_Aim_. Take the lines of the data below from the very first through the line containing "import * as" and output them exactly, pictures excluded.

_Data section_.
BEGIN
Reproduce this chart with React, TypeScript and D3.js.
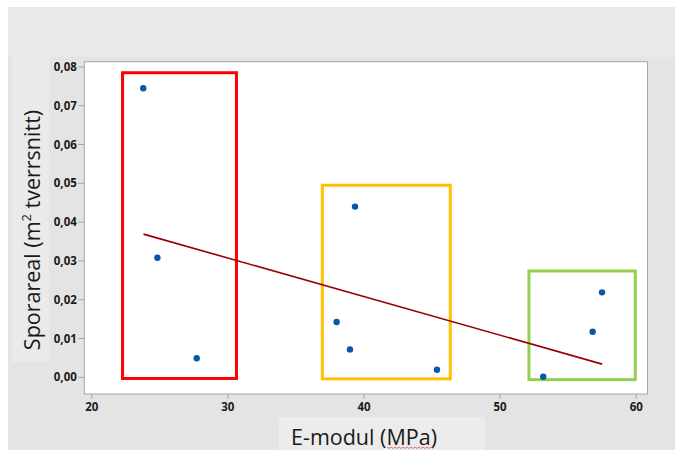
import React, { useEffect, useRef } from "react";
import * as d3 from "d3";

// E-modul (MPa) vs Sporareal (m² tverrsnitt)
const eModul = [23.78, 24.82, 27.71, 39.34, 37.99, 38.97, 45.36, 53.17, 56.8, 57.49];
const sporareal = [0.0745, 0.0308, 0.0049, 0.044, 0.01425, 0.0072, 0.00196, 0.00015, 0.01175, 0.0219];

// fitted line endpoints
const fitX = [23.8, 57.5];
const fitY = [0.0369, 0.0034];

// annotation boxes
const boxNames = ["lav", "middels", "høy"];
const boxX0 = [22.26, 36.94, 52.12];
const boxX1 = [30.63, 46.34, 59.93];
const boxY0 = [-0.0003, -0.0004, -0.0006];
const boxY1 = [0.0785, 0.0495, 0.0274];
const boxColors = ["#ff0000", "#ffc000", "#92d050"];

const xTicks = [20, 30, 40, 50, 60];
const yTicks = [0, 0.01, 0.02, 0.03, 0.04, 0.05, 0.06, 0.07, 0.08];

const W = 675;
const H = 450;
const plot = { left: 84.3, right: 647.5, top: 61.7, bottom: 394 };

export default function App() {
  const ref = useRef<SVGSVGElement>(null);

  useEffect(() => {
    const svg = d3.select(ref.current);
    svg.selectAll("*").remove();

    const x = d3.scaleLinear().domain([19.45, 60.83]).range([plot.left, plot.right]);
    const y = d3.scaleLinear().domain([-0.0043, 0.08134]).range([plot.bottom, plot.top]);

    svg.append("rect").attr("width", W).attr("height", H).attr("fill", "#ffffff");
    svg.append("rect").attr("x", 8).attr("y", 7).attr("width", W - 8).attr("height", 50).attr("fill", "#e9e9e9");
    svg.append("rect").attr("x", 8).attr("y", 57).attr("width", W - 8).attr("height", H - 57).attr("fill", "#e4e4e4");

    // label backgrounds
    svg.append("rect").attr("x", 12).attr("y", 57).attr("width", 37).attr("height", 305).attr("fill", "#eaeaea");
    svg.append("rect").attr("x", 279).attr("y", 417).attr("width", 206).attr("height", 33).attr("fill", "#ececec");

    // plot area
    svg.append("rect")
      .attr("x", plot.left).attr("y", plot.top)
      .attr("width", plot.right - plot.left).attr("height", plot.bottom - plot.top)
      .attr("fill", "#ffffff").attr("stroke", "#a6a6a6").attr("stroke-width", 1);

    const tickFont = "'Open Sans', 'Noto Sans', sans-serif";

    // y axis ticks
    const gy = svg.append("g");
    yTicks.forEach((t) => {
      gy.append("line").attr("x1", plot.left - 6).attr("x2", plot.left).attr("y1", y(t)).attr("y2", y(t))
        .attr("stroke", "#a6a6a6");
      gy.append("text").attr("x", plot.left - 7.5).attr("y", y(t)).attr("dy", "0.35em")
        .attr("text-anchor", "end").attr("font-family", tickFont).attr("font-weight", 700)
        .attr("font-size", 11.5).attr("fill", "#1a1a1a")
        .text(d3.format(".2f")(t).replace(".", ","));
    });

    // x axis ticks
    const gx = svg.append("g");
    xTicks.forEach((t) => {
      gx.append("line").attr("x1", x(t)).attr("x2", x(t)).attr("y1", plot.bottom).attr("y2", plot.bottom + 5)
        .attr("stroke", "#a6a6a6");
      gx.append("text").attr("x", x(t)).attr("y", plot.bottom + 13).attr("dy", "0.35em")
        .attr("text-anchor", "middle").attr("font-family", tickFont).attr("font-weight", 700)
        .attr("font-size", 11.5).attr("fill", "#1a1a1a").text(String(t));
    });

    // boxes
    boxNames.forEach((_, i) => {
      svg.append("rect")
        .attr("x", x(boxX0[i])).attr("y", y(boxY1[i]))
        .attr("width", x(boxX1[i]) - x(boxX0[i])).attr("height", y(boxY0[i]) - y(boxY1[i]))
        .attr("fill", "none").attr("stroke", boxColors[i]).attr("stroke-width", 3);
    });

    // fit line
    const line = d3.line<number>().x((d) => x(fitX[d])).y((d) => y(fitY[d]));
    svg.append("path").attr("d", line([0, 1])).attr("fill", "none")
      .attr("stroke", "#990000").attr("stroke-width", 1.6);

    // points
    svg.append("g").selectAll("circle").data(eModul).join("circle")
      .attr("cx", (d) => x(d)).attr("cy", (_, i) => y(sporareal[i])).attr("r", 3.2)
      .attr("fill", "#0a56a8");

    const titleFont = "'Open Sans', 'Noto Sans', sans-serif";

    // x title
    svg.append("text").attr("x", 364).attr("y", 437).attr("dy", "0.35em")
      .attr("text-anchor", "middle").attr("font-family", titleFont).attr("font-size", 21.5)
      .attr("fill", "#1a1a1a").text("E-modul (MPa)");
    // spell-check squiggle under "MPa"
    const sq = d3.range(0, 24).map((i) => [387 + i * 2, 447 + (i % 2 === 0 ? 0 : 1.5)] as [number, number]);
    svg.append("path").attr("d", d3.line()(sq)).attr("fill", "none").attr("stroke", "#e05050").attr("stroke-width", 0.8);

    // y title
    const yt = svg.append("text").attr("transform", "translate(32,230) rotate(-90)")
      .attr("text-anchor", "middle").attr("dy", "0.35em").attr("font-family", titleFont)
      .attr("font-size", 21.5).attr("fill", "#1a1a1a");
    yt.append("tspan").text("Sporareal (m");
    yt.append("tspan").attr("baseline-shift", "super").attr("font-size", 13).text("2");
    yt.append("tspan").text(" tverrsnitt)");
  }, []);

  return (
    <svg ref={ref} width={W} height={H} style={{ position: "absolute", left: 0, top: 0 }} />
  );
}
END
_Solution to this task_.
Reproduce this chart with React, TypeScript and D3.js.
import React, { useEffect, useRef } from "react";
import * as d3 from "d3";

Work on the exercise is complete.